Seamless Human Integration and Upskilling

VyomIQ's cloud robotics are designed to augment, not replace, farm labor-freeing workers from repetitive, strenuous tasks so they can focus on crop quality, supervision, and maintenance. User-friendly dashboards empower even less tech-savvy staff to monitor robot status, step in if adjustments are needed, and share on-ground insights that further refine the platform for everyone.

Scaling for Growth and Flexibility

If the farm faces a late monsoon or other abrupt changes, it can simply subscribe to additional drones or robots to enhance monitoring or stress detection-adjusting analytics priorities with just a few clicks. During peak times, like festival harvests, extra sorting and packaging robots can be rapidly deployed via a “robot as a service” model, with no upfront investment and seamless decommissioning at the season's end.
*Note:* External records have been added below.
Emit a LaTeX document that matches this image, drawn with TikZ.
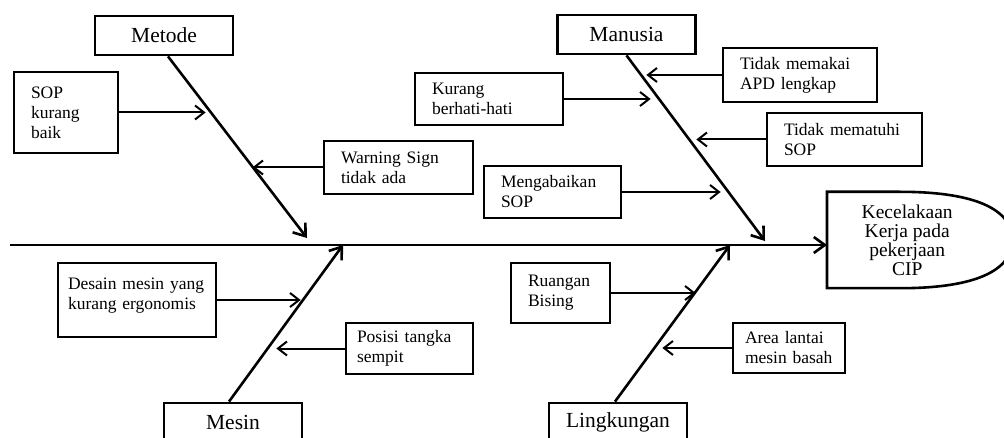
\documentclass[tikz,border=0pt]{standalone}
\usepackage{fontspec}
\setmainfont{Liberation Serif}
\usetikzlibrary{arrows.meta,calc}

\begin{document}
\begin{tikzpicture}[
  x=1pt, y=-1pt,
  >={Straight Barb[length=9pt,width=14pt]},
  spine/.style    ={line width=2.6pt,->,>={Straight Barb[length=11pt,width=16pt]}},
  bone/.style     ={line width=2.6pt,->,>={Straight Barb[length=11pt,width=16pt]}},
  twig/.style     ={line width=2pt,->},
  headbox/.style  ={draw,line width=2.8pt,minimum width=138pt,minimum height=39pt,
                    font={\fontsize{21.5}{24}\selectfont}},
  causebox/.style ={draw,line width=1.3pt,align=left,inner xsep=17pt,inner ysep=0pt,
                    font={\fontsize{17.5}{20}\selectfont}},
  effectbox/.style={align=center,minimum width=160pt,minimum height=96pt,inner sep=0pt,
                    font={\fontsize{19.5}{19}\selectfont}},
]
\useasboundingbox (0,0) rectangle (1004,438);

%% ============================================================
%%  Head (effect) and spine
%% ============================================================
\node[effectbox,anchor=west] (effect) at (827,240)
      {Kecelakaan\\Kerja pada\\pekerjaan\\CIP};
\draw[line width=2.6pt] (effect.south west) -- (effect.north west)
      -- ($(effect.north west)+(73,0)$)
      .. controls +(85,0) and +(0,-26) .. ($(effect.east)+(25,0)$)
      .. controls +(0,26) and +(85,0) .. ($(effect.south west)+(73,0)$)
      -- cycle;

\coordinate (tail) at (10,245);
\draw[spine] (tail) -- (tail -| effect.west);

%% ============================================================
%%  Main categories
%% ============================================================
\node[headbox] (metode)     at (164,35.5)  {Metode};
\node[headbox] (manusia)    at (626.5,34.5) {Manusia};
\node[headbox] (mesin)      at (233,422.5) {Mesin};
\node[headbox] (lingkungan) at (618,422.5) {Lingkungan};

\coordinate (tipMet) at (307,238);
\coordinate (tipMan) at (765,241);
\coordinate (tipMes) at (343,245);
\coordinate (tipLin) at (730,245);

\draw[bone] ([xshift=4pt]metode.south)      -- (tipMet);
\draw[bone] (manusia.south)                 -- (tipMan);
\draw[bone] ([xshift=-4pt]mesin.north)      -- (tipMes);
\draw[bone] ([xshift=-3pt]lingkungan.north) -- (tipLin);

%% ============================================================
%%  Metode
%% ============================================================
\node[causebox,text width=70pt,minimum height=81pt] (sopBaik) at (66,112.5)
      {SOP\\kurang\\baik};
\node[causebox,text width=115pt,minimum height=53pt] (warning) at (398.5,167.5)
      {Warning Sign\\tidak ada};
\draw[twig] (sopBaik.east) -- ++(87,0);
\draw[twig] (warning.west) -- ++(-71,0);

%% ============================================================
%%  Manusia
%% ============================================================
\node[causebox,text width=114pt,minimum height=52pt] (kurang) at (489,99)
      {Kurang\\berhati-hati};
\node[causebox,text width=120pt,minimum height=54pt] (apd) at (800,75)
      {Tidak memakai\\APD lengkap};
\node[causebox,text width=121pt,minimum height=53pt] (patuh) at (844.5,139.5)
      {Tidak mematuhi\\SOP};
\node[causebox,text width=103pt,minimum height=52pt] (abai) at (552.5,192)
      {Mengabaikan\\SOP};
\draw[twig] (kurang.east) -- ++(87,0);
\draw[twig] (apd.west)    -- ++(-76,0);
\draw[twig] (patuh.west)  -- ++(-70,0);
\draw[twig] (abai.east)   -- ++(99,0);

%% ============================================================
%%  Mesin
%% ============================================================
\node[causebox,inner xsep=10pt,text width=138pt,minimum height=74pt] (desain) at (137,300)
      {Desain mesin yang\\kurang ergonomis\\[-8pt]~};
\node[causebox,inner xsep=11pt,text width=105pt,minimum height=51pt] (posisi) at (409.5,348.5)
      {Posisi tangka\\sempit};
\draw[twig] (desain.east) -- ++(84,0);
\draw[twig] (posisi.west) -- ++(-69,0);

%% ============================================================
%%  Lingkungan
%% ============================================================
\node[causebox,text width=65pt,minimum height=60pt] (bising) at (560.5,293)
      {Ruangan\\Bising};
\node[causebox,inner xsep=12pt,text width=88pt,minimum height=50pt] (lantai) at (789,348)
      {Area lantai\\mesin basah};
\draw[twig] (bising.east) -- ++(85,0);
\draw[twig] (lantai.west) -- ++(-70,0);

\end{tikzpicture}
\end{document}
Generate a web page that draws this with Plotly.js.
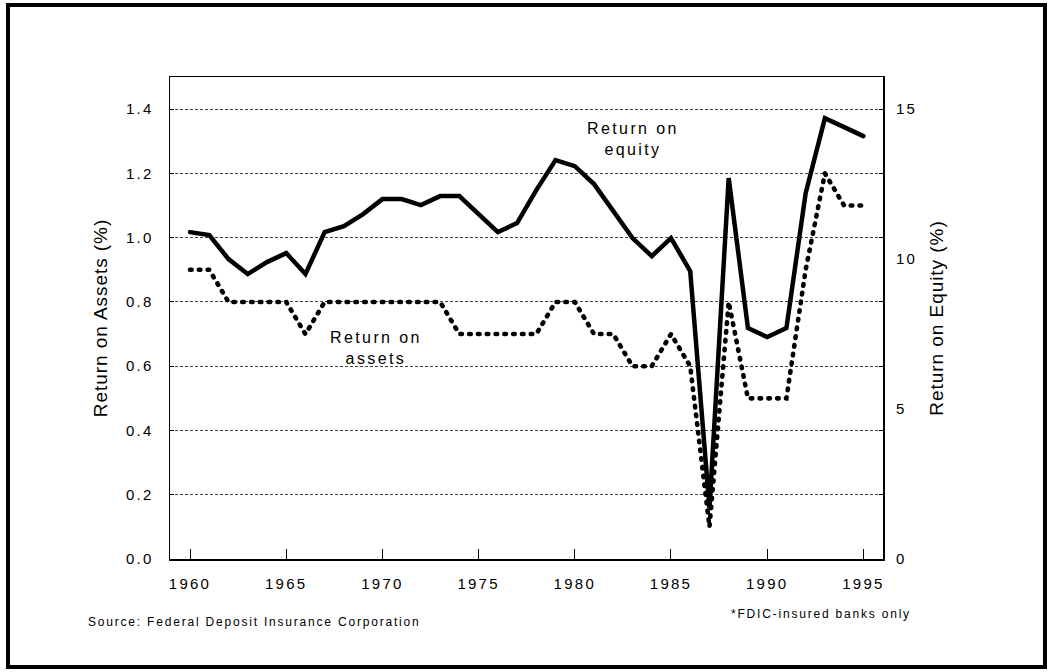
<!DOCTYPE html>
<html>
<head>
<meta charset="utf-8">
<script src="https://cdn.plot.ly/plotly-3.0.1.min.js"></script>
<style>
  html, body { margin: 0; padding: 0; background: #fff; }
  #chart { width: 1050px; height: 672px; }
  svg text { letter-spacing: 0.15em; }
  .g-ytitle text, .g-y2title text { letter-spacing: 0.05em !important; }
  .subplot.xy .scatterlayer .js-line { stroke-linecap: round; }
</style>
</head>
<body>
<div id="chart"></div>
<script>
// ---- data ----
const years = [1960,1961,1962,1963,1964,1965,1966,1967,1968,1969,
               1970,1971,1972,1973,1974,1975,1976,1977,1978,1979,
               1980,1981,1982,1983,1984,1985,1986,1987,1988,1989,
               1990,1991,1992,1993,1994,1995];
// Return on assets (%), left axis, dotted
const returnOnAssets = [0.9,0.9,0.8,0.8,0.8,0.8,0.7,0.8,0.8,0.8,
                        0.8,0.8,0.8,0.8,0.7,0.7,0.7,0.7,0.7,0.8,
                        0.8,0.7,0.7,0.6,0.6,0.7,0.6,0.1,0.8,0.5,
                        0.5,0.5,0.9,1.2,1.1,1.1];
// Return on equity (%), right axis, solid
const returnOnEquity = [10.9,10.8,10.0,9.5,9.9,10.2,9.5,10.9,11.1,11.5,
                        12.0,12.0,11.8,12.1,12.1,11.5,10.9,11.2,12.3,13.3,
                        13.1,12.5,11.6,10.7,10.1,10.7,9.6,1.7,12.7,7.7,
                        7.4,7.7,12.2,14.7,14.4,14.1];
const xTickVals = [1960,1965,1970,1975,1980,1985,1990,1995];
const leftTickVals = [0,0.2,0.4,0.6,0.8,1.0,1.2,1.4];
const leftTickText = ['0.0','0.2','0.4','0.6','0.8','1.0','1.2','1.4'];
const rightTickVals = [0,5,10,15];

const FONT = 'Liberation Sans, Arial, Helvetica, sans-serif';

const traces = [
  {
    x: years, y: returnOnAssets, type: 'scatter', mode: 'lines',
    name: 'Return on assets', yaxis: 'y',
    line: { color: '#000', width: 4.6, dash: '1.6px,7.2px' },
    hoverinfo: 'skip'
  },
  {
    x: years, y: returnOnEquity, type: 'scatter', mode: 'lines',
    name: 'Return on equity', yaxis: 'y2',
    line: { color: '#000', width: 4.5 },
    hoverinfo: 'skip'
  }
];

const layout = {
  width: 1050, height: 672,
  margin: { l: 170, r: 167, t: 77, b: 113, pad: 0 },
  paper_bgcolor: '#fff', plot_bgcolor: '#fff',
  showlegend: false,
  font: { family: FONT, color: '#000', size: 15 },
  xaxis: {
    range: [1958.96, 1996.02],
    tickvals: xTickVals,
    ticks: 'inside', ticklen: 10, tickwidth: 1, tickcolor: '#000',
    showline: true, linecolor: '#000', linewidth: 1.5, mirror: true,
    showgrid: false, zeroline: false,
    tickfont: { family: FONT, size: 15, color: '#000' },
    ticklabelstandoff: 10
  },
  yaxis: {
    range: [0, 1.5],
    tickvals: leftTickVals, ticktext: leftTickText,
    ticks: 'inside', ticklen: 4, tickwidth: 1, tickcolor: '#000',
    showline: true, linecolor: '#000', linewidth: 1.5, mirror: 'ticks',
    showgrid: true, gridcolor: '#444', gridwidth: 1, griddash: '3px,2px',
    zeroline: false,
    tickfont: { family: FONT, size: 15, color: '#000' },
    ticklabelstandoff: 12,
    title: { text: 'Return on Assets (%)', font: { family: FONT, size: 19, color: '#000' }, standoff: 13 }
  },
  yaxis2: {
    overlaying: 'y', side: 'right',
    range: [0, 1.5 * 15 / 1.4],
    tickvals: rightTickVals,
    ticks: '', showline: false, showgrid: false, zeroline: false,
    tickfont: { family: FONT, size: 15, color: '#000' },
    ticklabelstandoff: 12,
    title: { text: 'Return on Equity (%)', font: { family: FONT, size: 19, color: '#000' }, standoff: 13 }
  },
  annotations: [
    { text: 'Return on<br>equity', xref: 'x', yref: 'y', x: 1983.03, y: 1.307,
      showarrow: false, font: { family: FONT, size: 16, color: '#000' }, align: 'center' },
    { text: 'Return on<br>assets', xref: 'x', yref: 'y', x: 1969.67, y: 0.6565,
      showarrow: false, font: { family: FONT, size: 16, color: '#000' }, align: 'center' },
    { text: 'Source: Federal Deposit Insurance Corporation', xref: 'paper', yref: 'paper',
      x: -0.1178, y: -0.1307, xanchor: 'left', yanchor: 'middle', showarrow: false,
      font: { family: FONT, size: 12, color: '#000' } },
    { text: '*FDIC-insured banks only', xref: 'paper', yref: 'paper',
      x: 1.0421, y: -0.1141, xanchor: 'right', yanchor: 'middle', showarrow: false,
      font: { family: FONT, size: 12, color: '#000' } }
  ],
  shapes: [
    { type: 'rect', xref: 'paper', yref: 'paper',
      x0: -0.2272, x1: 1.2272, y0: -0.2241, y1: 1.1494,
      line: { color: '#000', width: 4 }, fillcolor: 'rgba(0,0,0,0)', layer: 'above' }
  ]
};

Plotly.newPlot('chart', traces, layout, { staticPlot: true, displayModeBar: false });
</script>
</body>
</html>
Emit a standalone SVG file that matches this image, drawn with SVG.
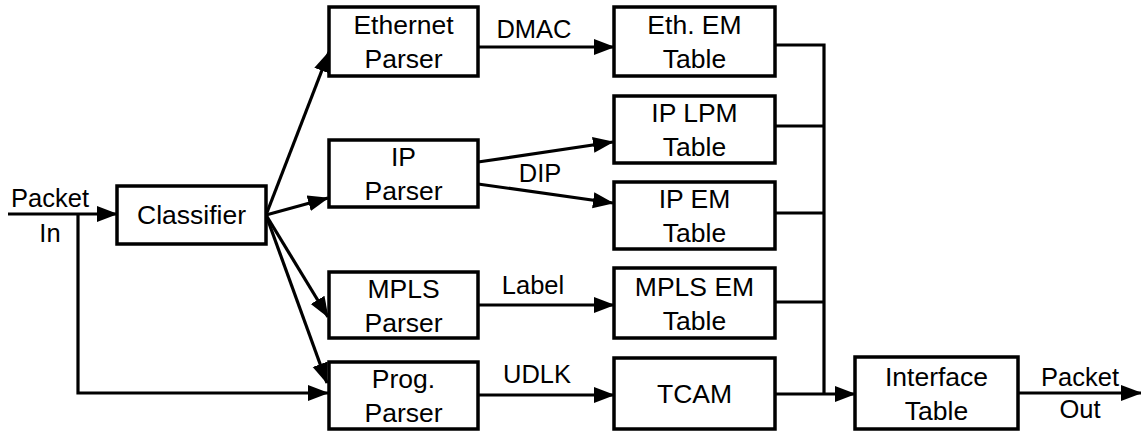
<svg xmlns="http://www.w3.org/2000/svg" width="1141" height="431" viewBox="0 0 1141 431">
<style>
.box{fill:#fff;stroke:#000;stroke-width:3.5}
.t{font-family:"Liberation Sans",Arial,sans-serif;font-size:26.5px;text-anchor:middle;fill:#000}
.l{font-family:"Liberation Sans",Arial,sans-serif;font-size:25.5px;text-anchor:middle;fill:#000}
.c{fill:none;stroke:#000;stroke-width:3.2}
.a{marker-end:url(#ah)}
</style>
<defs>
<marker id="ah" markerUnits="userSpaceOnUse" markerWidth="22" markerHeight="18" refX="20" refY="8" orient="auto">
<path d="M0,0 L21,8 L0,16 z" fill="#000"/>
</marker>
</defs>
<rect width="1141" height="431" fill="#fff"/>
<g id="connectors">
<path class="c a" d="M8,214 H117"/>
<path class="c a" d="M78,214 V393 H328"/>
<path class="c a" d="M266,215 L329,52"/>
<path class="c a" d="M266,215 L328,198"/>
<path class="c a" d="M266,215 L328,317"/>
<path class="c a" d="M266,215 L327,383"/>
<path class="c a" d="M478,47 H614"/>
<path class="c a" d="M478,162 L613,142"/>
<path class="c a" d="M478,184 L613,203"/>
<path class="c a" d="M478,305 H614"/>
<path class="c a" d="M478,395 H614"/>
<path class="c" d="M775,45 H824 V394"/>
<path class="c" d="M775,126 H824"/>
<path class="c" d="M775,213 H824"/>
<path class="c" d="M775,302 H824"/>
<path class="c a" d="M775,394 H855"/>
<path class="c a" d="M1018,393 H1141"/>
<text class="l" x="534" y="38">DMAC</text>
<text class="l" x="540" y="182">DIP</text>
<text class="l" x="533" y="294">Label</text>
<text class="l" x="537" y="383">UDLK</text>
<text class="l" x="50" y="207">Packet</text>
<text class="l" x="50" y="242">In</text>
<text class="l" x="1080" y="386">Packet</text>
<text class="l" x="1080" y="418">Out</text>
</g>
<g id="classifier"><rect class="box" x="117" y="186" width="149" height="58"/><text class="t" x="191.5" y="224">Classifier</text></g>
<g id="eth-parser"><rect class="box" x="329" y="7" width="149" height="69"/><text class="t" x="403.5" y="34">Ethernet</text><text class="t" x="403.5" y="68">Parser</text></g>
<g id="ip-parser"><rect class="box" x="329" y="140" width="149" height="67"/><text class="t" x="403.5" y="166">IP</text><text class="t" x="403.5" y="200">Parser</text></g>
<g id="mpls-parser"><rect class="box" x="329" y="272" width="149" height="66"/><text class="t" x="403.5" y="297.5">MPLS</text><text class="t" x="403.5" y="331.5">Parser</text></g>
<g id="prog-parser"><rect class="box" x="329" y="362" width="149" height="67"/><text class="t" x="403.5" y="388">Prog.</text><text class="t" x="403.5" y="422">Parser</text></g>
<g id="eth-em"><rect class="box" x="614" y="7" width="161" height="69"/><text class="t" x="694.5" y="34">Eth. EM</text><text class="t" x="694.5" y="68">Table</text></g>
<g id="ip-lpm"><rect class="box" x="614" y="96" width="161" height="67"/><text class="t" x="694.5" y="122">IP LPM</text><text class="t" x="694.5" y="156">Table</text></g>
<g id="ip-em"><rect class="box" x="614" y="182" width="161" height="67"/><text class="t" x="694.5" y="208">IP EM</text><text class="t" x="694.5" y="242">Table</text></g>
<g id="mpls-em"><rect class="box" x="614" y="268" width="161" height="70"/><text class="t" x="694.5" y="295.5">MPLS EM</text><text class="t" x="694.5" y="329.5">Table</text></g>
<g id="tcam"><rect class="box" x="614" y="358" width="161" height="71"/><text class="t" x="694.5" y="403">TCAM</text></g>
<g id="interface"><rect class="box" x="855" y="357" width="163" height="72"/><text class="t" x="936.5" y="385.5">Interface</text><text class="t" x="936.5" y="419.5">Table</text></g>
</svg>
Impact Measured: The Power of Cloud Robotics

The outcomes were dramatic:

  • Yield increased by over 28% within a single year.
  • Input costs dropped by 18-22%, driven by precision farming, reduced chemical usage, and lower labor outlays for routine fieldwork.
  • Environmental footprint shrank, with water savings from optimized irrigation and a marked dip in chemical runoff detected at field boundaries.
  • Market responsiveness improved, as harvest volumes, crop health, and logistics were all tracked and forecast live, ensuring better matching of supply to demand and less spoilage.